Things are changing fast here. Faster than we've ever seen before. So fast that even those of us who live right here in the middle of it can see it happen on a daily basis.
 
When a population expands rapidly for any reason, change is inevitable. In our Island culture, the change goes beyond just adding people. We're adding people from a different culture: Mainland Culture.
 
This is not in itself a bad thing, but what it is doing is diluting our Island Culture. Used to be, we'd see some of the new Mainland folks struggling with the way things are done here and trying in vain to make things happen mainland style.

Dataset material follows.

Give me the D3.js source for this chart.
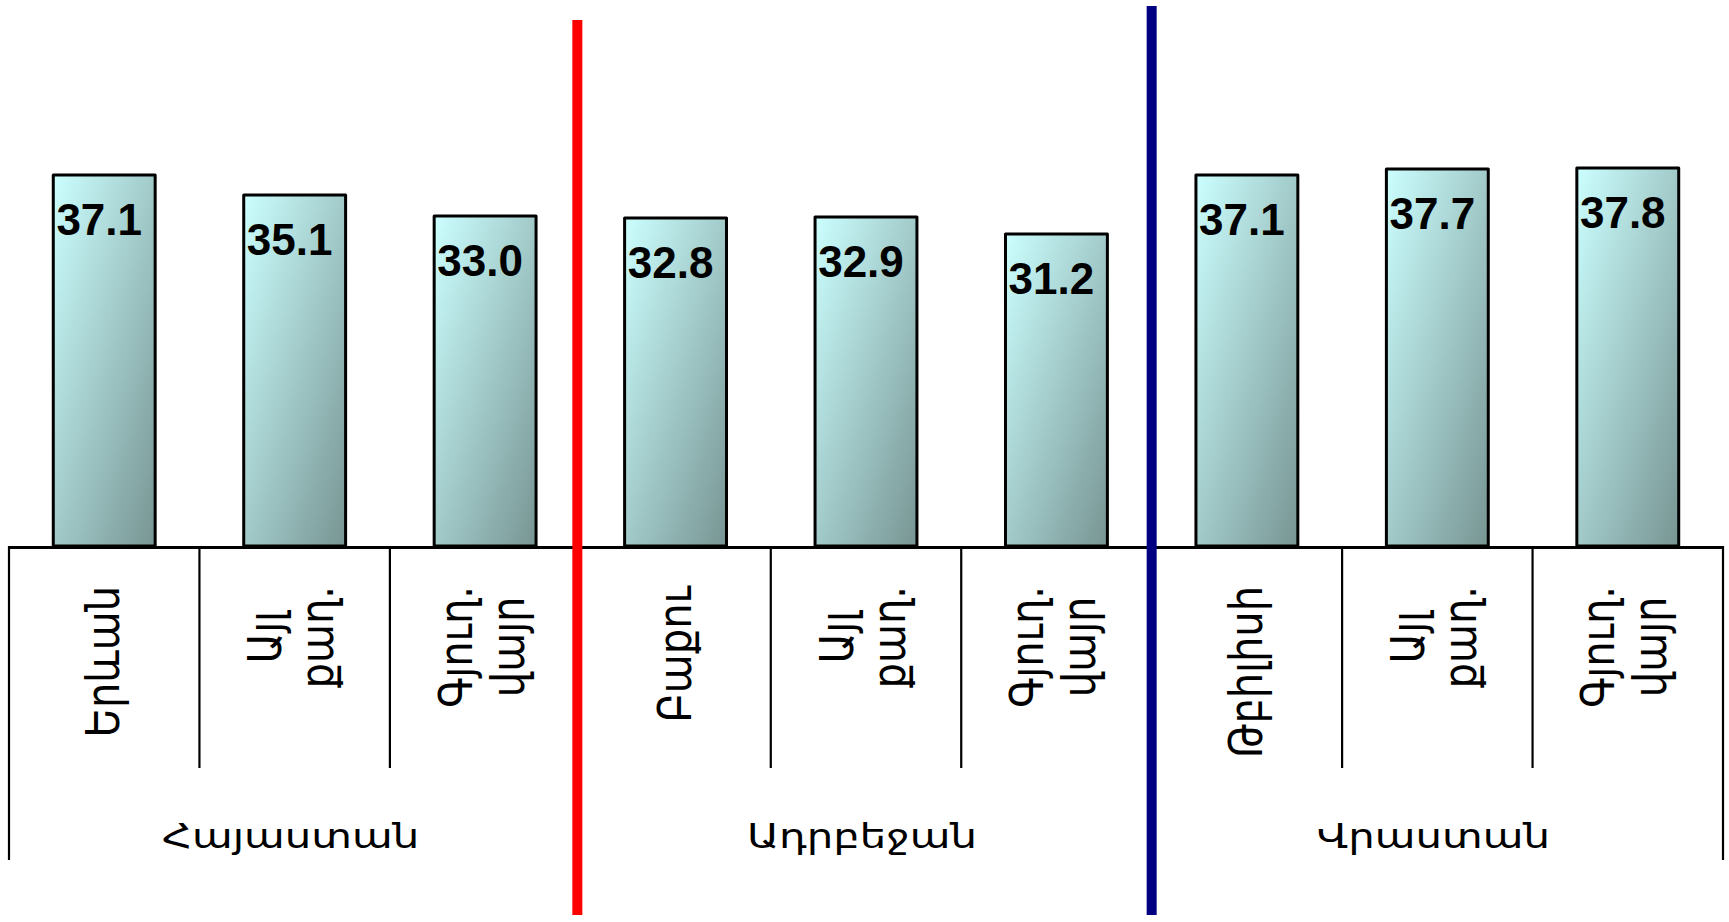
<!DOCTYPE html>
<html>
<head>
<meta charset="utf-8">
<script src="https://cdn.jsdelivr.net/npm/d3@7"></script>
<style>
  html, body { margin: 0; padding: 0; background: #fff; }
  svg { display: block; }
</style>
</head>
<body>
<svg id="chart" width="1729" height="922"></svg>
<script>
// ---- data ----
const groups = ["Հայաստան", "Ադրբեջան", "Վրաստան"];
const categories = ["Երևան", "Այլ քաղ.", "Գյուղ. վայր",
                    "Բաքու", "Այլ քաղ.", "Գյուղ. վայր",
                    "Թբիլիսի", "Այլ քաղ.", "Գյուղ. վայր"];
const categoryGroup = [0, 0, 0, 1, 1, 1, 2, 2, 2];
const values = [37.1, 35.1, 33.0, 32.8, 32.9, 31.2, 37.1, 37.7, 37.8];
const separatorColors = ["#FF0000", "#000080"];

// ---- layout ----
const W = 1729, H = 922;
const left = 9, right = 1723;
const baseY = 546;

const svg = d3.select("#chart");

const idx = categories.map((_, i) => i);
const x = d3.scaleBand().domain(idx).range([left, right])
  .paddingInner(0.465).paddingOuter(0.2325);
const y = d3.scaleLinear().domain([0, 40]).range([baseY, 146]);

const step = x.step();
const slotStart = i => left + i * step;

// gradient
const defs = svg.append("defs");
const grad = defs.append("linearGradient").attr("id", "barGrad")
  .attr("x1", 0).attr("y1", 0).attr("x2", 1).attr("y2", 1);
grad.append("stop").attr("offset", "0%").attr("stop-color", "#CCFFFF");
grad.append("stop").attr("offset", "100%").attr("stop-color", "#779593");

// bars
svg.append("g").selectAll("rect").data(values).join("rect")
  .attr("x", (d, i) => x(i))
  .attr("y", d => y(d))
  .attr("width", x.bandwidth())
  .attr("height", d => baseY - y(d))
  .attr("fill", "url(#barGrad)")
  .attr("stroke", "#000")
  .attr("stroke-width", 3)
  .attr("stroke-linejoin", "round");

// value labels
svg.append("g").selectAll("text").data(values).join("text")
  .attr("x", (d, i) => x(i) + x.bandwidth() / 2 - 5)
  .attr("y", d => y(d) + 60)
  .attr("text-anchor", "middle")
  .attr("font-family", "'Liberation Sans', Arial, sans-serif")
  .attr("font-weight", "bold")
  .attr("font-size", 44)
  .attr("fill", "#000")
  .text(d => d.toFixed(1));

// axis line
const axisG = svg.append("g");
axisG.append("line")
  .attr("x1", left).attr("x2", right)
  .attr("y1", baseY + 1.5).attr("y2", baseY + 1.5)
  .attr("stroke", "#000").attr("stroke-width", 3);

// tick lines at slot boundaries
const boundaries = d3.range(categories.length + 1);
axisG.selectAll("line.tick").data(boundaries).join("line")
  .attr("class", "tick")
  .attr("x1", b => slotStart(b)).attr("x2", b => slotStart(b))
  .attr("y1", baseY).attr("y2", b => (b % 3 === 0) ? 860 : 768)
  .attr("stroke", "#000").attr("stroke-width", 2.2);

// category labels (rotated)
const labelTop = 586;
const lineGap = 52;
const catFont = 40;
const catStretch = 1.15;
categories.forEach((c, i) => {
  const lines = c.split(" ");
  const cx = slotStart(i) + step / 2 + (lines.length > 1 ? -3.5 : -1);
  const g = svg.append("g");
  const texts = lines.map((ln, j) => g.append("text")
    .attr("font-family", "'DejaVu Sans', sans-serif")
    .attr("font-size", catFont)
    .attr("fill", "#000")
    .attr("text-anchor", "middle")
    .attr("dominant-baseline", "central")
    .text(ln));
  const maxLen = d3.max(texts, t => t.node().getComputedTextLength());
  const cy = labelTop + maxLen / 2;
  texts.forEach((t, j) => {
    const off = (j - (lines.length - 1) / 2) * lineGap;
    t.attr("transform", `translate(${cx + off},${cy}) scale(${catStretch},1) rotate(-90)`);
  });
});

// group labels
const grpStretch = 1.23;
svg.append("g").selectAll("text").data(groups).join("text")
  .attr("transform", (d, gi) =>
    `translate(${(slotStart(gi * 3) + slotStart(gi * 3 + 3)) / 2 - 4},848) scale(${grpStretch},1)`)
  .attr("text-anchor", "middle")
  .attr("font-family", "'DejaVu Sans', sans-serif")
  .attr("font-size", 34)
  .attr("fill", "#000")
  .text(d => d);

// group separator lines
svg.append("g").selectAll("line").data(separatorColors).join("line")
  .attr("x1", (d, k) => slotStart((k + 1) * 3) - (k === 0 ? 3 : 0))
  .attr("x2", (d, k) => slotStart((k + 1) * 3) - (k === 0 ? 3 : 0))
  .attr("y1", (d, k) => k === 0 ? 20 : 6)
  .attr("y2", 915)
  .attr("stroke", d => d)
  .attr("stroke-width", 10);
</script>
</body>
</html>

With more and more Mainland people arriving every day, it's only a matter of time before we reach that critical mass -- when there will be enough pressure to move to mainland ways that it actually starts to happen.
 
Honolulu is a good example. Yes, it will be a long while before anywhere on the Big Island comes close to a Honolulu culture, but you can spend some time in Kailu-Kona and get the feeling of its progress.
 
Here's a heads-up: We have a Volvo dealer in Hilo now. Locals don't drive Volvos. Most Hilo people -- those who have lived here forever -- can't afford to drive Volvos. So who is buying enough Volvos to support a fancy new-car dealership here?
 
We're watching as the exponentially increasing traffic problems on both sides of the Island are populated with a majority of new SUVs, including Lincoln Navigators, Hummers, Cadillacs and even Porche, Mercedes and Lexus SUVs. These are clearly not the chosen vehicles of the folks who have lived here for years. Especially those sporting California plates.
 
For the first time ever, we're hearing car alarms on a regular basis. We're hearing horns honking in traffic. In the very near past, the ONLY time you would ever hear a horn honk was when somebody was saying, "Hey, Howzit!" to a friend.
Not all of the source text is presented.